In his Black Notebooks Heidegger claims that the Jewish question (Judenfrage) is “only” a metaphysical question, not a racial one, yet he adds that it does involve a specific kind of humanity, from which Europe has to liberate itself. What could putting in question a calculating and rootless way of thinking have to do with the annihilation of the Jewish people? Has Heidegger simply replaced the bright drive of Husserlian philosophy as a rigorous science, the force of truth, with the truth of force?

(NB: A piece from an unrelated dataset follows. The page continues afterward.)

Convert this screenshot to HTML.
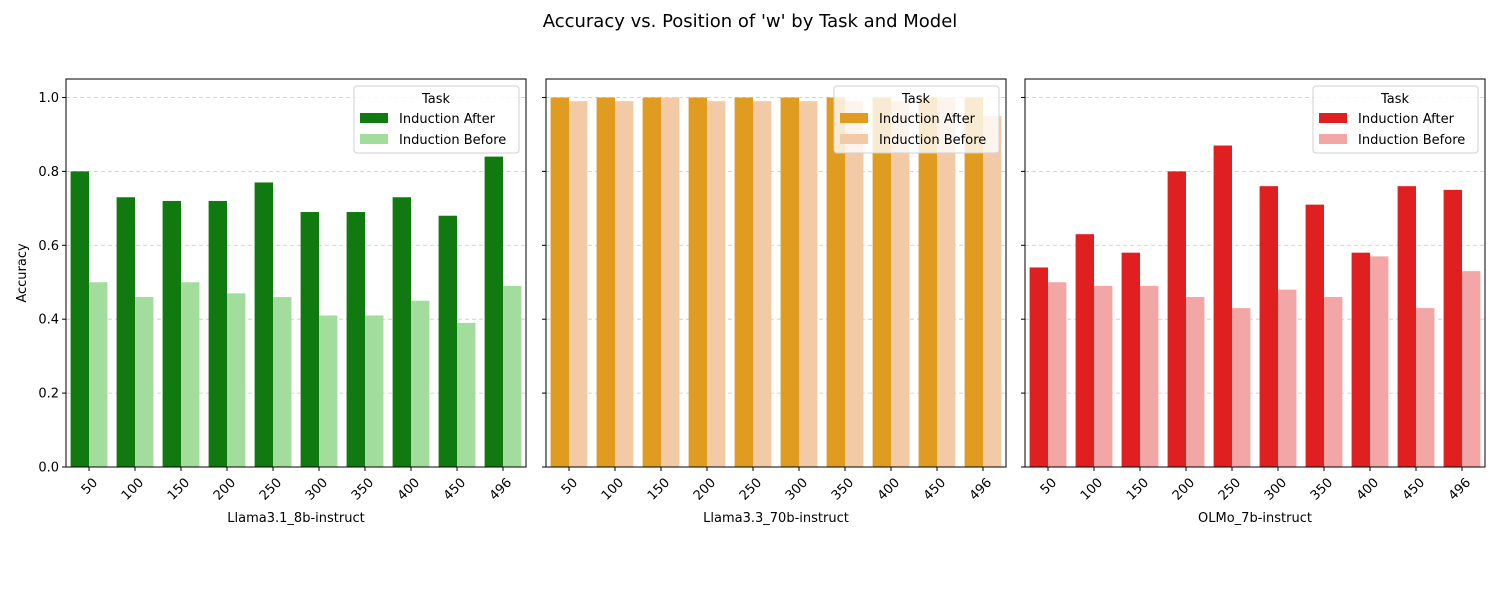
<!DOCTYPE html>
<html><head><meta charset="utf-8"><style>
body{margin:0;background:#fff;}
svg{display:block;font-family:"DejaVu Sans","Liberation Sans",sans-serif;}
</style></head><body>
<svg id="chart" width="1500" height="600" viewBox="0 0 1500 600">
<rect width="1500" height="600" fill="#fff"/>
<text x="750" y="27" text-anchor="middle" font-size="18">Accuracy vs. Position of 'w' by Task and Model</text>
</svg>
<script>
const categories = ["50","100","150","200","250","300","350","400","450","496"];
const models = ["Llama3.1_8b-instruct","Llama3.3_70b-instruct","OLMo_7b-instruct"];
const llama8After = [0.80,0.73,0.72,0.72,0.77,0.69,0.69,0.73,0.68,0.84];
const llama8Before = [0.50,0.46,0.50,0.47,0.46,0.41,0.41,0.45,0.39,0.49];
const llama70After = [1.0,1.0,1.0,1.0,1.0,1.0,1.0,1.0,1.0,1.0];
const llama70Before = [0.99,0.99,1.0,0.99,0.99,0.99,0.99,0.99,1.0,0.95];
const olmoAfter = [0.54,0.63,0.58,0.80,0.87,0.76,0.71,0.58,0.76,0.75];
const olmoBefore = [0.50,0.49,0.49,0.46,0.43,0.48,0.46,0.57,0.43,0.53];
const yTicks = [0.0,0.2,0.4,0.6,0.8,1.0];
const seriesNames = ["Induction After","Induction Before"];

const svg = document.getElementById('chart');
const NS = "http://www.w3.org/2000/svg";
function mk(tag, attrs, parent){const e=document.createElementNS(NS,tag);for(const k in attrs)e.setAttribute(k,attrs[k]);(parent||svg).appendChild(e);return e;}
const panels = [
 {x0:66, after:llama8After, before:llama8Before, ca:"#107a10", cb:"#a3dd9d", key:"llama8"},
 {x0:546, after:llama70After, before:llama70Before, ca:"#e09c20", cb:"#f2cba6", key:"llama70"},
 {x0:1025, after:olmoAfter, before:olmoBefore, ca:"#e02020", cb:"#f2a6a6", key:"olmo"}
];
const W=460, yTop=79, yBot=467, yMax=1.05;
const yScale = v => yBot - v/yMax*(yBot-yTop);
panels.forEach((p,pi)=>{
  const g = mk('g',{});
  
  
  const slot = W/categories.length;
  const xScale = i => p.x0 + slot*(i+0.5);
  // grid
  yTicks.forEach(t=>{
    const y=yScale(t);
    if(t>0){const gl=mk('line',{x1:p.x0,x2:p.x0+W,y1:y,y2:y,stroke:"#c8c8c8","stroke-dasharray":"4,3","stroke-width":0.8},g);
      
      }
    const tk=mk('line',{x1:p.x0-4,x2:p.x0,y1:y,y2:y,stroke:"#000"},g);
    
    
    if(pi===0){const tl=mk('text',{x:p.x0-7,y:y+4.5,"text-anchor":"end","font-size":13},g);tl.textContent=t.toFixed(1);
      
      }
  });
  const bw = slot*0.4;
  categories.forEach((c,i)=>{
    const cx=xScale(i);
    const ya=yScale(p.after[i]);
    const ra=mk('rect',{x:cx-bw,y:ya,width:bw,height:yBot-ya,fill:p.ca},g);
    
    
    const yb=yScale(p.before[i]);
    const rb=mk('rect',{x:cx,y:yb,width:bw,height:yBot-yb,fill:p.cb},g);
    
    
    const xt=mk('line',{x1:cx,x2:cx,y1:yBot,y2:yBot+4,stroke:"#000"},g);
    
    
    const lab=mk('text',{x:cx+3,y:yBot+10,"text-anchor":"end","font-size":13,transform:`rotate(-45 ${cx+3} ${yBot+10})`,"dominant-baseline":"hanging"},g);
    lab.textContent=c;
    
    
  });
  const fr=mk('rect',{x:p.x0,y:yTop,width:W,height:yBot-yTop,fill:"none",stroke:"#000","stroke-width":1},g);
  
  
  const xl=mk('text',{x:p.x0+W/2,y:522,"text-anchor":"middle","font-size":13},g);
  xl.textContent=models[pi];
  
  
  // legend
  const lx=p.x0+W-172, ly=86;
  const lg=mk('g',{},g);
  
  
  mk('rect',{x:lx,y:ly,width:165,height:67,rx:3,fill:"#fff","fill-opacity":0.8,stroke:"#d0d0d0"},lg);
  const lt=mk('text',{x:lx+82,y:ly+17,"text-anchor":"middle","font-size":13},lg);lt.textContent="Task";
  
  
  [p.ca,p.cb].forEach((col,k)=>{
    const yy=ly+27+k*21;
    const sw=mk('rect',{x:lx+6,y:yy,width:28,height:10,fill:col},lg);
    
    
    const te=mk('text',{x:lx+45,y:yy+10,"font-size":13},lg);te.textContent=seriesNames[k];
    
    
  });
});
const yl=mk('text',{x:26,y:273,"text-anchor":"middle","font-size":13,transform:"rotate(-90 26 273)"});
yl.textContent="Accuracy";


</script>
</body></html>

Emiliano Trizio (Seattle University)

On Klaus Held’s Phenomenology of the Political World

In this seminar, I will present and, subsequently, discuss the essential traits of the “phenomenology of the political world” recently developed by the German philosopher Klaus Held in the book Phänomenologie der politischen Welt (2010) and in a number of other publications. Held’s starting point lies in the conviction that phenomenology can contribute to the study of the political only if its central theme, which according to Husserl consisted in consciousness, and, according to Heidegger, in being, is identified, instead, with the world. Thus, in light of this approach, the thematization of the political has far-reaching consequences for the theoretical development of phenomenology itself. Indeed, Held’s analysis focuses on the Greek origins of both democracy and philosophy, and leads to thesis that a thematization of the political world constitutes a necessary component of the way phenomenology reconstructs the overcoming of the doxastic relation to the world called “natural attitude” and the resulting institution of the idea of a philosophical episteme. Thus, according to this perspective, a phenomenology of the political world is also required for a correct self-understanding of phenomenology itself.